In typically down-to-earth vein, Sharpe explains that he was moved to explore the presentation of the English monarchy in the early modern era by watching New Labour’s spin doctors at work. The grand question that he has now addressed is a fundamental one: how did the English monarchy engage effectively with its subjects? Put more coarsely: how did successive monarchs persuade them to be loyal and obedient?
There is no doubt that this is a hugely important issue for historians, especially given the massive breakdown in loyalty and obedience that characterises both the mid- and late 17th century. The English were a damnably obstreperous lot and the three kingdoms were a volatile and unstable conglomeration of polities, yet they were all internally at peace most of the time. Although Sharpe does not shy away from the moments when the bond between ruler and ruled dissolved, he is far more interested in the way in which it was created and sustained over the long term, and this book offers some profound insights into the process.
Manufacturing and shoring up allegiance was nothing short of a major cultural industry. Sharpe writes beautifully, and the book is a long, lush walk through the public rituals of monarchy, the depiction of monarchs by artists and hack engravers, wordsmiths and preachers. Sharpe clearly enjoyed exploring the nuances of this world of physical and allegorical spectacle and offers a wealth of examples to illustrate his argument.
And it is a convincing one. Sharpe’s thesis is that whereas Charles II grasped a fundamental truth – that he needed to work at rebuilding the effective ties between monarch and subject by being a public, popular monarch – James II and VII reverted to their father’s more aloof approach, assuming that his people knew and humbly accepted their duty to love and obey him. This failure to understand the limitations of his subjects’ obedience, massively reinforced by his Catholicism, quickly brought on a hugely popular (in England) revolution against him and precipitated the final crisis of the Stuart monarchy. Mary II tried to rebuild the old sacral ties, but William III and II was impatient with the pomp and circumstance of English monarchy. Sharpe sympathetically acknowledges William’s strategic and political problems and his belated attempts to reconnect with his people, but there is no escaping the conclusion that William the soldier was only interested in the men and money that England could provide for the Grand Alliance against Louis XIV.
Anne tried to retrieve the situation when she followed William in 1702, and in many respects succeeded in doing so for her lifetime. Yet although Sharpe argues trenchantly against the image of a stupid and docile woman so long retailed by our historiography, Anne, like Mary and William, was hampered by the implications of the Revolution of 1688. The conditions of monarchy had changed fundamentally: allegiance was due to all three only because of a grand uprising supported by a foreign invasion. The sacral vision of monarchy, painstakingly resurrected by Charles II, was eviscerated – yet not entirely vanquished.

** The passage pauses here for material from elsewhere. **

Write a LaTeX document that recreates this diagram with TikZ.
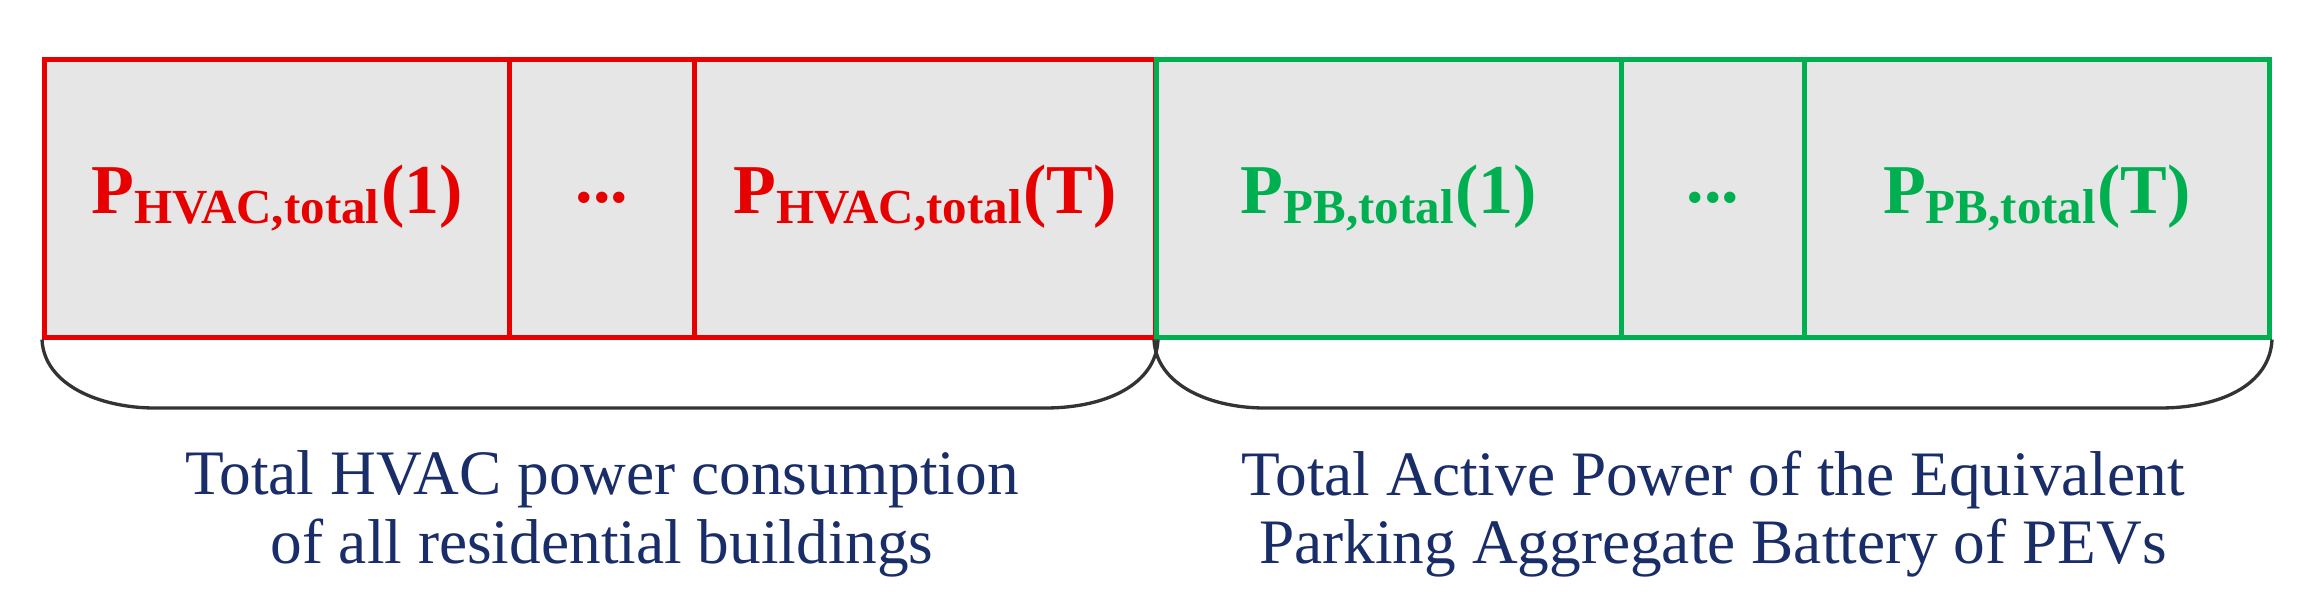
\documentclass[tikz,border=0pt]{standalone}
\usepackage{fontspec}
\setmainfont{Liberation Serif}
\definecolor{rd}{RGB}{230,0,0}
\definecolor{gn}{RGB}{0,176,80}
\definecolor{cellfill}{RGB}{230,230,230}
\definecolor{txt}{RGB}{25,45,105}
\begin{document}
\begin{tikzpicture}[x=0.3pt,y=-0.3pt,
  cell/.style={draw=#1,line width=1.5pt,fill=cellfill,inner sep=0pt,minimum height=278*0.3pt,text=#1,font=\fontsize{21}{24}\selectfont\bfseries},
  brace/.style={line width=1pt,black!80},
  captext/.style={text=txt,font=\fontsize{19}{20.5}\selectfont,align=center}]
\useasboundingbox (0,0) rectangle (2319,611);
\node[cell=rd,minimum width=465*0.3pt] (r1) at (277,198) {P\textsubscript{HVAC,total}(1)};
\node[cell=rd,minimum width=185*0.3pt] (r2) at (602,198) {...};
\node[cell=rd,minimum width=461*0.3pt] (r3) at (925,198) {P\textsubscript{HVAC,total}(T)};
\node[cell=gn,minimum width=465*0.3pt] (g1) at (1389,198) {P\textsubscript{PB,total}(1)};
\node[cell=gn,minimum width=184*0.3pt] (g2) at (1713,198) {...};
\node[cell=gn,minimum width=465*0.3pt] (g3) at (2037,198) {P\textsubscript{PB,total}(T)};
\draw[brace] (r1.south west) .. controls (44,385) and (100,408) .. (155,408) -- (1045,408) .. controls (1105,408) and (1156,385) .. (r3.south east);
\draw[brace] (g1.south west) .. controls (1156,385) and (1210,408) .. (1265,408) -- (2160,408) .. controls (2220,408) and (2270,385) .. (g3.south east);
\node[captext] (c1) at (602,514) {Total HVAC power consumption\\of all residential buildings};
\node[captext] (c2) at (1713,514) {Total Active Power of the Equivalent\\Parking Aggregate Battery of PEVs};
\end{tikzpicture}
\end{document}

Not all historians will agree with Sharpe’s interpretation. This reviewer (a nasty old-fashioned social-political historian) was left dazzled and admiring of the wonderful scholarship that he displays and the insights that he offers, but still convinced that the more brutal machinery of power (taxmen, soldiers, judges) produced a stronger grip on the people than pictures or sermons. Nonetheless, for all its prodigious length and depth, this book (and the trilogy as a whole) is to be recommended to any student of the period. It will be the starting point for any consideration of the cultural presentation of the early modern English monarchy for the foreseeable future.